Martin arrived at the Pentagon in 1989 after 15 years of executive leadership positions with the Public Health Service. He served as Chief of Staff for C. Everett Koop, M.D., Surgeon General; Director, Bureau of Health Care Delivery and Assistance; Acting Deputy Administrator, Health Resources and Services Administration; and Director, Bureau of Community Health Services. Martin was commissioned in the Public Health Service in May 1975 and held the rank of Rear Admiral upon his retirement in April 1998.
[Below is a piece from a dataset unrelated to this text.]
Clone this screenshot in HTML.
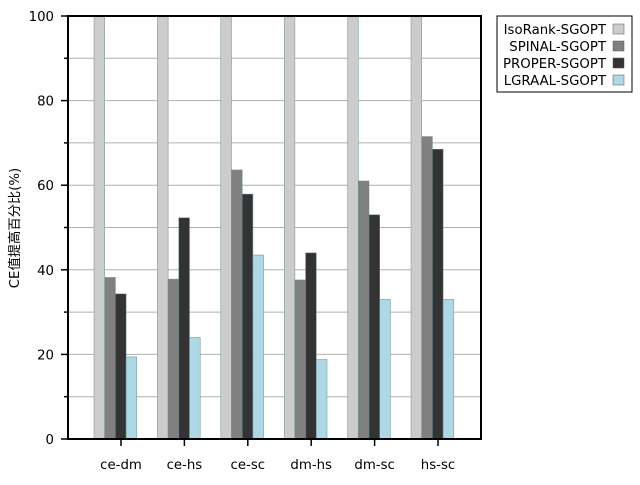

After his retirement, Martin joined Science Applications International Corporation as a Senior Vice-President and Chief Medical Officer. He is currently the co-founder and chairman of Martin, Blanck & Associates, a company which he founded along with former Army Surgeon General Ronald R. Blanck.

==Personal life==
Martin's previous marriages ended in divorce. Martin and his current wife, Kathi, have two sons.